9 March 2016

Customary use of the Canon Romanus in the Church of England

I reprint this from june 2009, in response to a query.
The Roman Canon was, of course, used in the Church of England from her beginning until the Tudor disruptions which climaxed in its outlawing from S John's Day in 1559, nearly 450 years ago. Nearly a thousand years of use must give it a customary claim of great strength.

But its use has not been infinitesimal more recently. In his 1916 Presidential Address to te English Church Union (in those days, the main Anglican Catholic organisation), Viscount Halifax said "At present, as I think you are aware, it is a very general custom ... for many of the clergy - I should put their number at some two thousand, though I believe I might safely put it at three thousand - to ... say the first part of the Latin Canon (silently, of course) before the Prayer of Consecration in the Prayer book, and to complete the Prayer of Consecration with the rest of the Latin Canon".

This estimate is the more striking since Halifax himself advocated a different reform of the Anglican Liturgy: the use of the 1549 rite.

Does anybody know what percentage of the English Clergy that amounts to?

3 comments:

The Religious PĂ­caro said...

Point of information - does "Latin Canon" here mean that they were actually saying the Canon in Latin?

Michael Vyse said...

I applaud the use of the BCP Pr of Consecreation inside trhe Romasn Canon - the post-16th century spirit of Cranmer set in trhe context of the CofE's anncient formularies and reminding her of her foundation by Ss.

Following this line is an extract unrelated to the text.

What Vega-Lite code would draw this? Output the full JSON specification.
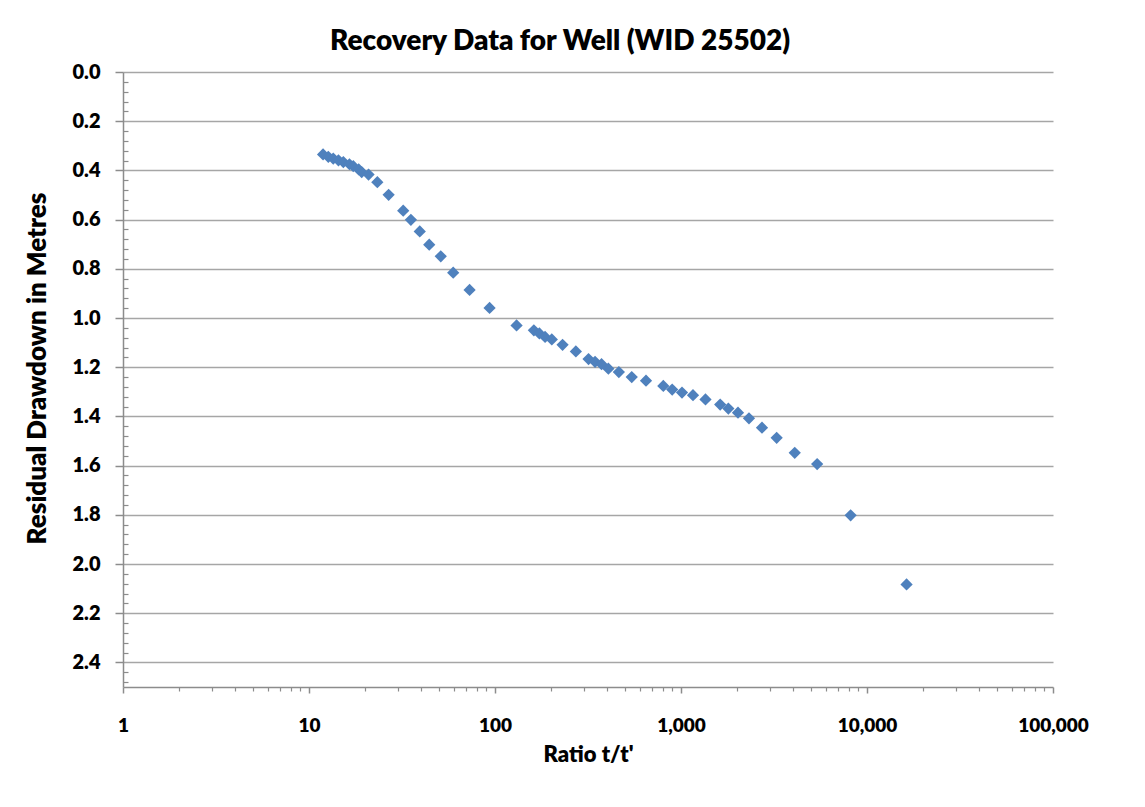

Gregory & Augustine of Canterbury.

John Vasc said...

Father H - Try this Google book page

https://books.google.co.uk/books?id=2ViuCwAAQBAJ&pg=PA30&lpg=PA30&dq=numbers+of+anglican+clergy+-+1900,+1920,+1930,+1940&source=bl&ots=K_Je-MQKbD&sig=AkTmd1ry2kSGta7KgiXL_BKL2uU&hl=en&sa=X&ved=0ahUKEwjE26uc5LfLAhWJNJoKHZFiBgsQ6AEIKjAB#v=onepage&q=numbers%20of%20anglican%20clergy%20-%201900%2C%201920%2C%201930%2C%201940&f=false

In brief: clergy under 65 - in 1851 = 15,000; in 1901 = 19,500, in 1951 13,000

Difficult to estimate exactly - on the one hand we can assume some deaths in the war so far (1914-1916): on the other there must have been plenty of fervent and patriotic aspirants for the cloth, lots of field-chaplains etc.

Say, 20,000 or so? Maybe more? So 3000 would have been ca. 15%?